Retype all of the listing exactly, passing over any picture you find.

---

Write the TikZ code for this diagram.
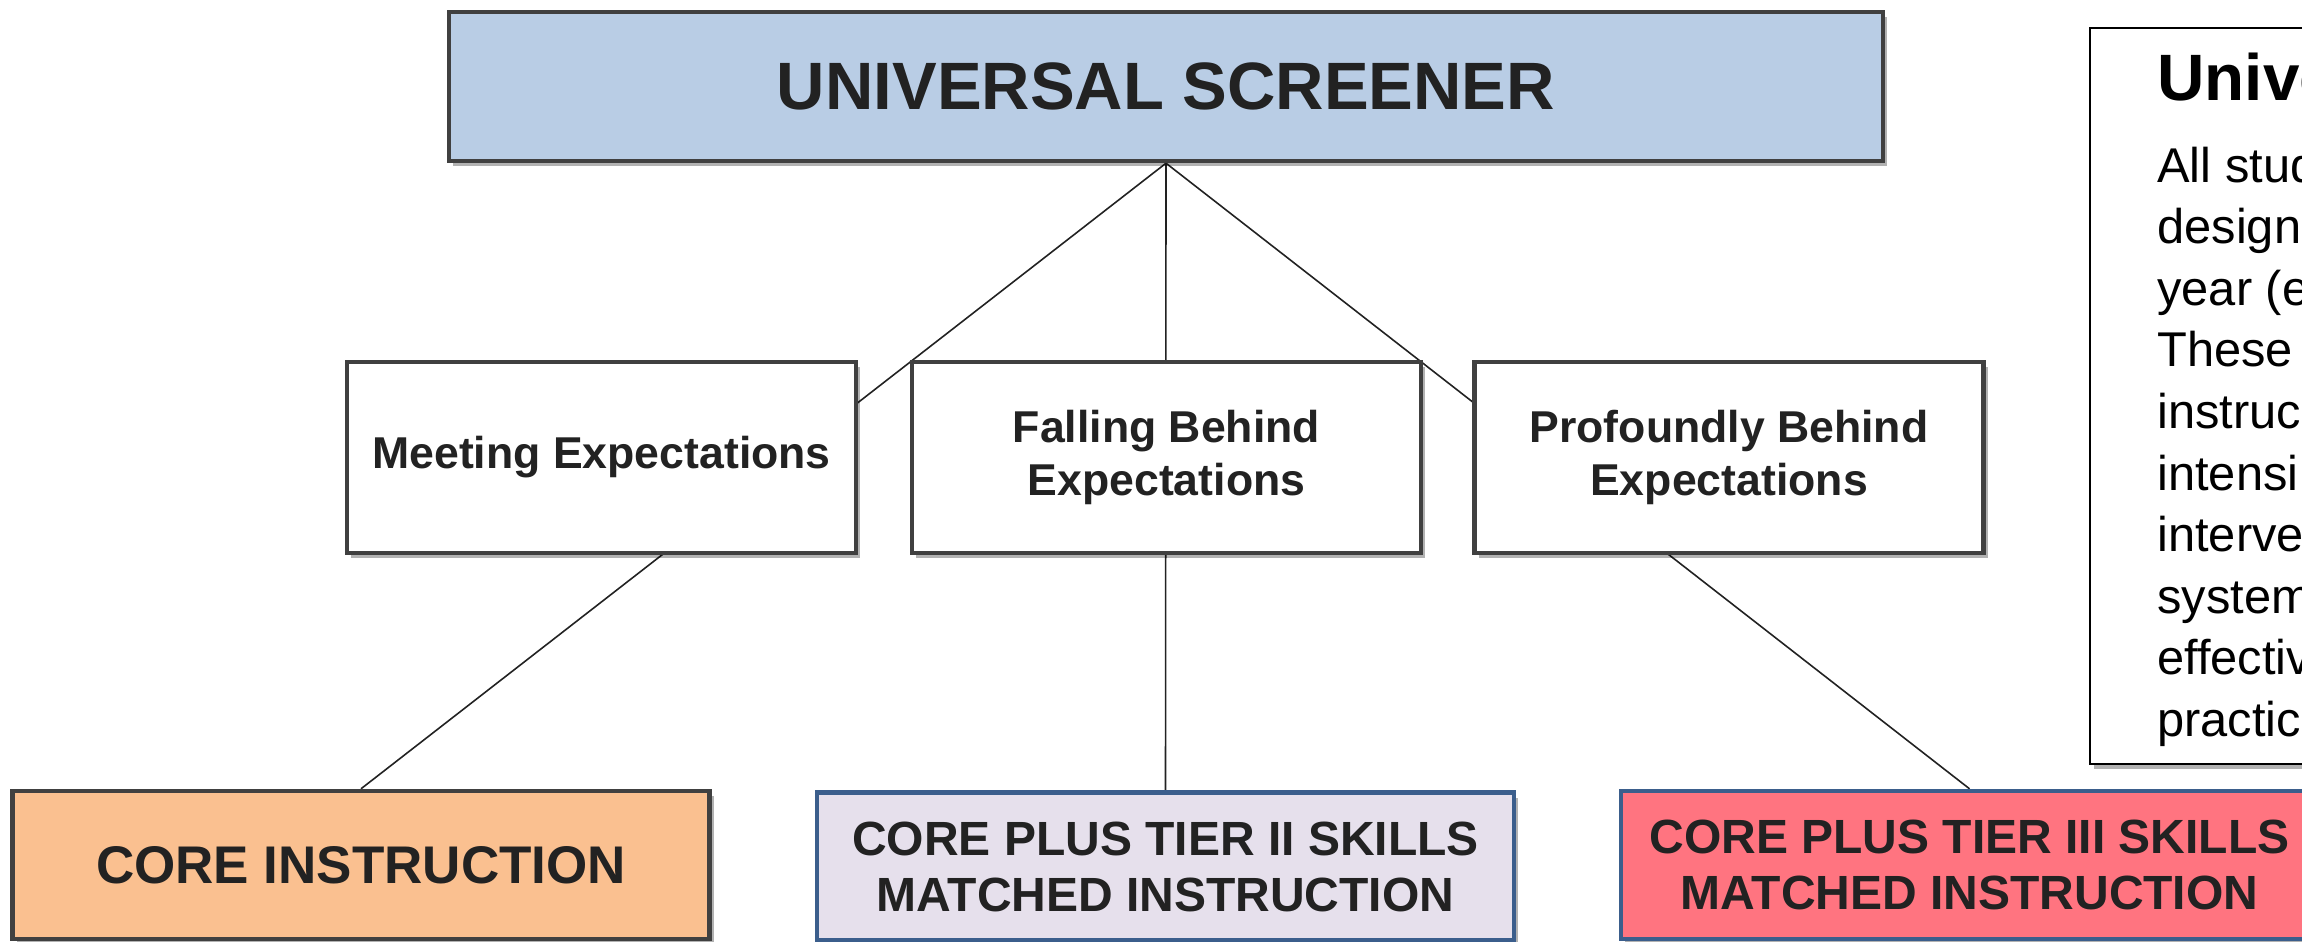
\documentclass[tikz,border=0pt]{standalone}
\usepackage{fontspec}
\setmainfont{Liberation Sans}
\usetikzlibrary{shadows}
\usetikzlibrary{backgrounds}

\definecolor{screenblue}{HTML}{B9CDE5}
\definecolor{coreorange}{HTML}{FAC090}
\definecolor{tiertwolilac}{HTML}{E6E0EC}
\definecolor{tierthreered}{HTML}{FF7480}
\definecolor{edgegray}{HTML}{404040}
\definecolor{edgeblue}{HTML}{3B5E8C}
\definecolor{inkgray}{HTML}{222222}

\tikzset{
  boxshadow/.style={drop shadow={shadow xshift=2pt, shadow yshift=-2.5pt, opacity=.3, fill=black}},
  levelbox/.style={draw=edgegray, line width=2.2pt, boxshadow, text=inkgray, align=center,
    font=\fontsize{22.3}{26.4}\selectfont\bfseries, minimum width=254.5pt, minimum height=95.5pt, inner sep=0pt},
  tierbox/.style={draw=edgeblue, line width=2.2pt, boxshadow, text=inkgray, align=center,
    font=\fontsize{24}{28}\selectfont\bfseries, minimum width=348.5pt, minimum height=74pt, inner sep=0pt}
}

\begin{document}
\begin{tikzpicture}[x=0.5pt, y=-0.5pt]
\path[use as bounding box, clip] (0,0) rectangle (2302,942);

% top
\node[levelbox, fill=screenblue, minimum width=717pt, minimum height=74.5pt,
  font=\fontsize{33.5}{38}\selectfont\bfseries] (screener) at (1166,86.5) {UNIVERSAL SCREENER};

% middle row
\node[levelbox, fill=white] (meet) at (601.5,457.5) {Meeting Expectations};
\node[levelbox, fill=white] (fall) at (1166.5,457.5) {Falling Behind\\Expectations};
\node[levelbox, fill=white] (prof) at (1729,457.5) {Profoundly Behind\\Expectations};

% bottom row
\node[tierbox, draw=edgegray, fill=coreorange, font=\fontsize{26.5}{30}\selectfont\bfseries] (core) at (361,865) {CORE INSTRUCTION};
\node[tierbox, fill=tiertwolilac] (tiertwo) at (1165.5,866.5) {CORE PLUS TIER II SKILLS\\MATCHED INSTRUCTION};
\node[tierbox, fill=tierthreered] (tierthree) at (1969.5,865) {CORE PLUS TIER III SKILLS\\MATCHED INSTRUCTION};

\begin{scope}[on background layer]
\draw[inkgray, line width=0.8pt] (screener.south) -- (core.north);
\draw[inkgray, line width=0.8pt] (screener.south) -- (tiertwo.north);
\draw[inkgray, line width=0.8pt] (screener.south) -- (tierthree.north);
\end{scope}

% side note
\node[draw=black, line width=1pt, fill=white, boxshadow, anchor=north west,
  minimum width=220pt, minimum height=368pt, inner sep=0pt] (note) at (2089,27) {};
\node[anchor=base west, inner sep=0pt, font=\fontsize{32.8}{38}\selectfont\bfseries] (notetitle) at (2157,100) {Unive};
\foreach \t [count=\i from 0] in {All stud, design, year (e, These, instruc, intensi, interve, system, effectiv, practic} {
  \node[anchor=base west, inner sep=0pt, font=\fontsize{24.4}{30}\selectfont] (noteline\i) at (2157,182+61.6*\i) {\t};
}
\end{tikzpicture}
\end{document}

---

→ **EXPECTED ANSWER**
Write the TikZ code for this diagram.
\documentclass[tikz,border=0pt]{standalone}
\usepackage{fontspec}
\setmainfont{Liberation Sans}
\usetikzlibrary{shadows}
\usetikzlibrary{backgrounds}

\definecolor{screenblue}{HTML}{B9CDE5}
\definecolor{coreorange}{HTML}{FAC090}
\definecolor{tiertwolilac}{HTML}{E6E0EC}
\definecolor{tierthreered}{HTML}{FF7480}
\definecolor{edgegray}{HTML}{404040}
\definecolor{edgeblue}{HTML}{3B5E8C}
\definecolor{inkgray}{HTML}{222222}

\tikzset{
  boxshadow/.style={drop shadow={shadow xshift=2pt, shadow yshift=-2.5pt, opacity=.3, fill=black}},
  levelbox/.style={draw=edgegray, line width=2.2pt, boxshadow, text=inkgray, align=center,
    font=\fontsize{22.3}{26.4}\selectfont\bfseries, minimum width=254.5pt, minimum height=95.5pt, inner sep=0pt},
  tierbox/.style={draw=edgeblue, line width=2.2pt, boxshadow, text=inkgray, align=center,
    font=\fontsize{24}{28}\selectfont\bfseries, minimum width=348.5pt, minimum height=74pt, inner sep=0pt}
}

\begin{document}
\begin{tikzpicture}[x=0.5pt, y=-0.5pt]
\path[use as bounding box, clip] (0,0) rectangle (2302,942);

% top
\node[levelbox, fill=screenblue, minimum width=717pt, minimum height=74.5pt,
  font=\fontsize{33.5}{38}\selectfont\bfseries] (screener) at (1166,86.5) {UNIVERSAL SCREENER};

% middle row
\node[levelbox, fill=white] (meet) at (601.5,457.5) {Meeting Expectations};
\node[levelbox, fill=white] (fall) at (1166.5,457.5) {Falling Behind\\Expectations};
\node[levelbox, fill=white] (prof) at (1729,457.5) {Profoundly Behind\\Expectations};

% bottom row
\node[tierbox, draw=edgegray, fill=coreorange, font=\fontsize{26.5}{30}\selectfont\bfseries] (core) at (361,865) {CORE INSTRUCTION};
\node[tierbox, fill=tiertwolilac] (tiertwo) at (1165.5,866.5) {CORE PLUS TIER II SKILLS\\MATCHED INSTRUCTION};
\node[tierbox, fill=tierthreered] (tierthree) at (1969.5,865) {CORE PLUS TIER III SKILLS\\MATCHED INSTRUCTION};

\begin{scope}[on background layer]
\draw[inkgray, line width=0.8pt] (screener.south) -- (core.north);
\draw[inkgray, line width=0.8pt] (screener.south) -- (tiertwo.north);
\draw[inkgray, line width=0.8pt] (screener.south) -- (tierthree.north);
\end{scope}

% side note
\node[draw=black, line width=1pt, fill=white, boxshadow, anchor=north west,
  minimum width=220pt, minimum height=368pt, inner sep=0pt] (note) at (2089,27) {};
\node[anchor=base west, inner sep=0pt, font=\fontsize{32.8}{38}\selectfont\bfseries] (notetitle) at (2157,100) {Unive};
\foreach \t [count=\i from 0] in {All stud, design, year (e, These, instruc, intensi, interve, system, effectiv, practic} {
  \node[anchor=base west, inner sep=0pt, font=\fontsize{24.4}{30}\selectfont] (noteline\i) at (2157,182+61.6*\i) {\t};
}
\end{tikzpicture}
\end{document}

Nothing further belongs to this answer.